::: DATA BLOCK :::

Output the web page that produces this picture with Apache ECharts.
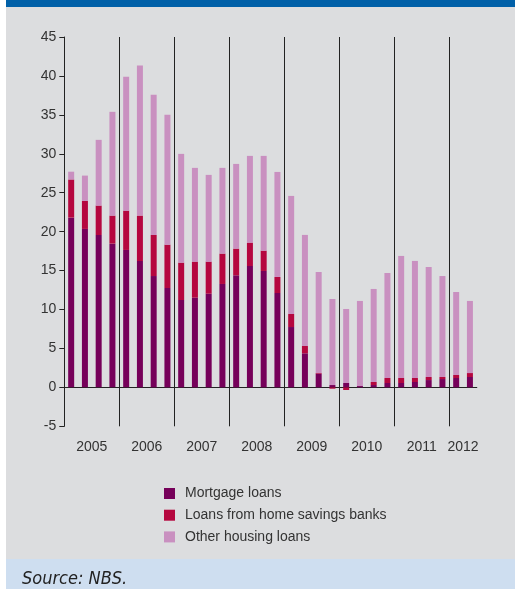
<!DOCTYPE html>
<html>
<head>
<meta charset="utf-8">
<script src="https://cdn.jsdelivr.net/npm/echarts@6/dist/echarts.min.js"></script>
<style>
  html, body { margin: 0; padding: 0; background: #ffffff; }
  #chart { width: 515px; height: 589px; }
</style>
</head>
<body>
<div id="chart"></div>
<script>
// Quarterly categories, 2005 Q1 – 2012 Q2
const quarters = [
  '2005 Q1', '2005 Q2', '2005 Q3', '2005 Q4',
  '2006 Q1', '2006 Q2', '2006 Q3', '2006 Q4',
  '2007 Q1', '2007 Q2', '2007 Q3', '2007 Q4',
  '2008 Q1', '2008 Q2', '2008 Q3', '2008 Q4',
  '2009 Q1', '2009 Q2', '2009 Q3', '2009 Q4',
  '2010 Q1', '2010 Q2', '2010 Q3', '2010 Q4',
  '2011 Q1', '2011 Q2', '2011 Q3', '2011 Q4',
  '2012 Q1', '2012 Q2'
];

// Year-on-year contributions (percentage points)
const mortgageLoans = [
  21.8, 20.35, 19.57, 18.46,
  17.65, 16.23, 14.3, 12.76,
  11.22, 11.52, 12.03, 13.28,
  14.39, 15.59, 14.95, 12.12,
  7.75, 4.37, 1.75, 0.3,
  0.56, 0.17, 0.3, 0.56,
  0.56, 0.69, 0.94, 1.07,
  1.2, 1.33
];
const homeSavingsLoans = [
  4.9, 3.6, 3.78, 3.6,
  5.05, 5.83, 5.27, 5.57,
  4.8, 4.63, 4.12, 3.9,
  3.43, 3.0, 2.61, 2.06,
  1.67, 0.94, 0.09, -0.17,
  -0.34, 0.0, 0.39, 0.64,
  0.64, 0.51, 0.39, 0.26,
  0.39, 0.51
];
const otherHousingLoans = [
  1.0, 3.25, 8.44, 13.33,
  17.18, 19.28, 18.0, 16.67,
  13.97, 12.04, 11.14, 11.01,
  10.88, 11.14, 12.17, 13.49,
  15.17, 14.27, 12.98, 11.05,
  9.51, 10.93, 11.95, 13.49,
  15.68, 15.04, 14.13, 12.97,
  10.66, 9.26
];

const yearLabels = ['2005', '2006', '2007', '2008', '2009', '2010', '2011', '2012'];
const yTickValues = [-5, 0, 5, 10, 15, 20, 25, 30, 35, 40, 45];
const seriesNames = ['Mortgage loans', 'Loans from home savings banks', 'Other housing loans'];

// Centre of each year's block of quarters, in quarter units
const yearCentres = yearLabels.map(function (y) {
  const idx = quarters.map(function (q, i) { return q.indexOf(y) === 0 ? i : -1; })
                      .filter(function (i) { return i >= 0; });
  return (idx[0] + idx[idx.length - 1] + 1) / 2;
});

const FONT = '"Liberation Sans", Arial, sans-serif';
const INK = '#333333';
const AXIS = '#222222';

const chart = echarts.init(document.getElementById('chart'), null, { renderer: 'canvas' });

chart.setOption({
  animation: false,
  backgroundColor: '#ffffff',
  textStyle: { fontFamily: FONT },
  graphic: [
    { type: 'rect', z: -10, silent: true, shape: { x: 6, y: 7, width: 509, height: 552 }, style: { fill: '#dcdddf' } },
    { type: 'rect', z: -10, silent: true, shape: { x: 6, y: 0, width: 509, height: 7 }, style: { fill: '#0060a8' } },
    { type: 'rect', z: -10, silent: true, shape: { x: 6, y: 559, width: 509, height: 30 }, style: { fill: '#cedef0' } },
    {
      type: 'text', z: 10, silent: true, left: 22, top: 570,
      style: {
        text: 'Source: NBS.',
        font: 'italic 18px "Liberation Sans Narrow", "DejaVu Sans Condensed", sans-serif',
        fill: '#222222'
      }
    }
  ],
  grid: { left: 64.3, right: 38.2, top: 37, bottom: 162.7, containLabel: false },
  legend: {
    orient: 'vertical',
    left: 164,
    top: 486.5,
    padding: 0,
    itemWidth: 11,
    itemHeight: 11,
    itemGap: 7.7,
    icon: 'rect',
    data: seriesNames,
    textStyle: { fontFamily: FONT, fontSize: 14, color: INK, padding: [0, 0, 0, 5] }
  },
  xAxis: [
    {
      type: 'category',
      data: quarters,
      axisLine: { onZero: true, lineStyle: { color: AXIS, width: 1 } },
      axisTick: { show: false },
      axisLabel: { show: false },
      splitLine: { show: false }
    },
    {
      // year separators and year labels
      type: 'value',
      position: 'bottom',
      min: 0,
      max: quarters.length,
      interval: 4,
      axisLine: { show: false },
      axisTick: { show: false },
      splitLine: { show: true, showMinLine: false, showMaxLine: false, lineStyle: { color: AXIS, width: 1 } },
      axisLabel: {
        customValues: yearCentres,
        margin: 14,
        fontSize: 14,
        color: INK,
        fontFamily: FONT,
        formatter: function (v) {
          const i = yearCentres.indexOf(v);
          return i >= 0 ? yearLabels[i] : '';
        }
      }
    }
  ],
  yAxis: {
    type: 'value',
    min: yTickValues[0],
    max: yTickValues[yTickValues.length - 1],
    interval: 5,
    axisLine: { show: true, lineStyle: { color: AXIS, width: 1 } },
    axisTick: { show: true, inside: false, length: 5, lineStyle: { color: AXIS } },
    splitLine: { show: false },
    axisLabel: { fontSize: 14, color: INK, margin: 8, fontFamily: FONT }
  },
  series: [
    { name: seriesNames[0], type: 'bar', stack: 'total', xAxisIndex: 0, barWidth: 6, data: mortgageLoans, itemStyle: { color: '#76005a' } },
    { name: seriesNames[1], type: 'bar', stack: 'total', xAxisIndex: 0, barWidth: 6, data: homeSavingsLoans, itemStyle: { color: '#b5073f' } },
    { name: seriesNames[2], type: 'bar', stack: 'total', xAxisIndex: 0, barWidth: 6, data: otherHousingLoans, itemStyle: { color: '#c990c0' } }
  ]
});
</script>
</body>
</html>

:::

**YOUR INSTRUCTIONS**
Write the full listing out again with every line unchanged, but include no pictures.

**EXERCISE RESPONSE**
Output the web page that produces this picture with Apache ECharts.
<!DOCTYPE html>
<html>
<head>
<meta charset="utf-8">
<script src="https://cdn.jsdelivr.net/npm/echarts@6/dist/echarts.min.js"></script>
<style>
  html, body { margin: 0; padding: 0; background: #ffffff; }
  #chart { width: 515px; height: 589px; }
</style>
</head>
<body>
<div id="chart"></div>
<script>
// Quarterly categories, 2005 Q1 – 2012 Q2
const quarters = [
  '2005 Q1', '2005 Q2', '2005 Q3', '2005 Q4',
  '2006 Q1', '2006 Q2', '2006 Q3', '2006 Q4',
  '2007 Q1', '2007 Q2', '2007 Q3', '2007 Q4',
  '2008 Q1', '2008 Q2', '2008 Q3', '2008 Q4',
  '2009 Q1', '2009 Q2', '2009 Q3', '2009 Q4',
  '2010 Q1', '2010 Q2', '2010 Q3', '2010 Q4',
  '2011 Q1', '2011 Q2', '2011 Q3', '2011 Q4',
  '2012 Q1', '2012 Q2'
];

// Year-on-year contributions (percentage points)
const mortgageLoans = [
  21.8, 20.35, 19.57, 18.46,
  17.65, 16.23, 14.3, 12.76,
  11.22, 11.52, 12.03, 13.28,
  14.39, 15.59, 14.95, 12.12,
  7.75, 4.37, 1.75, 0.3,
  0.56, 0.17, 0.3, 0.56,
  0.56, 0.69, 0.94, 1.07,
  1.2, 1.33
];
const homeSavingsLoans = [
  4.9, 3.6, 3.78, 3.6,
  5.05, 5.83, 5.27, 5.57,
  4.8, 4.63, 4.12, 3.9,
  3.43, 3.0, 2.61, 2.06,
  1.67, 0.94, 0.09, -0.17,
  -0.34, 0.0, 0.39, 0.64,
  0.64, 0.51, 0.39, 0.26,
  0.39, 0.51
];
const otherHousingLoans = [
  1.0, 3.25, 8.44, 13.33,
  17.18, 19.28, 18.0, 16.67,
  13.97, 12.04, 11.14, 11.01,
  10.88, 11.14, 12.17, 13.49,
  15.17, 14.27, 12.98, 11.05,
  9.51, 10.93, 11.95, 13.49,
  15.68, 15.04, 14.13, 12.97,
  10.66, 9.26
];

const yearLabels = ['2005', '2006', '2007', '2008', '2009', '2010', '2011', '2012'];
const yTickValues = [-5, 0, 5, 10, 15, 20, 25, 30, 35, 40, 45];
const seriesNames = ['Mortgage loans', 'Loans from home savings banks', 'Other housing loans'];

// Centre of each year's block of quarters, in quarter units
const yearCentres = yearLabels.map(function (y) {
  const idx = quarters.map(function (q, i) { return q.indexOf(y) === 0 ? i : -1; })
                      .filter(function (i) { return i >= 0; });
  return (idx[0] + idx[idx.length - 1] + 1) / 2;
});

const FONT = '"Liberation Sans", Arial, sans-serif';
const INK = '#333333';
const AXIS = '#222222';

const chart = echarts.init(document.getElementById('chart'), null, { renderer: 'canvas' });

chart.setOption({
  animation: false,
  backgroundColor: '#ffffff',
  textStyle: { fontFamily: FONT },
  graphic: [
    { type: 'rect', z: -10, silent: true, shape: { x: 6, y: 7, width: 509, height: 552 }, style: { fill: '#dcdddf' } },
    { type: 'rect', z: -10, silent: true, shape: { x: 6, y: 0, width: 509, height: 7 }, style: { fill: '#0060a8' } },
    { type: 'rect', z: -10, silent: true, shape: { x: 6, y: 559, width: 509, height: 30 }, style: { fill: '#cedef0' } },
    {
      type: 'text', z: 10, silent: true, left: 22, top: 570,
      style: {
        text: 'Source: NBS.',
        font: 'italic 18px "Liberation Sans Narrow", "DejaVu Sans Condensed", sans-serif',
        fill: '#222222'
      }
    }
  ],
  grid: { left: 64.3, right: 38.2, top: 37, bottom: 162.7, containLabel: false },
  legend: {
    orient: 'vertical',
    left: 164,
    top: 486.5,
    padding: 0,
    itemWidth: 11,
    itemHeight: 11,
    itemGap: 7.7,
    icon: 'rect',
    data: seriesNames,
    textStyle: { fontFamily: FONT, fontSize: 14, color: INK, padding: [0, 0, 0, 5] }
  },
  xAxis: [
    {
      type: 'category',
      data: quarters,
      axisLine: { onZero: true, lineStyle: { color: AXIS, width: 1 } },
      axisTick: { show: false },
      axisLabel: { show: false },
      splitLine: { show: false }
    },
    {
      // year separators and year labels
      type: 'value',
      position: 'bottom',
      min: 0,
      max: quarters.length,
      interval: 4,
      axisLine: { show: false },
      axisTick: { show: false },
      splitLine: { show: true, showMinLine: false, showMaxLine: false, lineStyle: { color: AXIS, width: 1 } },
      axisLabel: {
        customValues: yearCentres,
        margin: 14,
        fontSize: 14,
        color: INK,
        fontFamily: FONT,
        formatter: function (v) {
          const i = yearCentres.indexOf(v);
          return i >= 0 ? yearLabels[i] : '';
        }
      }
    }
  ],
  yAxis: {
    type: 'value',
    min: yTickValues[0],
    max: yTickValues[yTickValues.length - 1],
    interval: 5,
    axisLine: { show: true, lineStyle: { color: AXIS, width: 1 } },
    axisTick: { show: true, inside: false, length: 5, lineStyle: { color: AXIS } },
    splitLine: { show: false },
    axisLabel: { fontSize: 14, color: INK, margin: 8, fontFamily: FONT }
  },
  series: [
    { name: seriesNames[0], type: 'bar', stack: 'total', xAxisIndex: 0, barWidth: 6, data: mortgageLoans, itemStyle: { color: '#76005a' } },
    { name: seriesNames[1], type: 'bar', stack: 'total', xAxisIndex: 0, barWidth: 6, data: homeSavingsLoans, itemStyle: { color: '#b5073f' } },
    { name: seriesNames[2], type: 'bar', stack: 'total', xAxisIndex: 0, barWidth: 6, data: otherHousingLoans, itemStyle: { color: '#c990c0' } }
  ]
});
</script>
</body>
</html>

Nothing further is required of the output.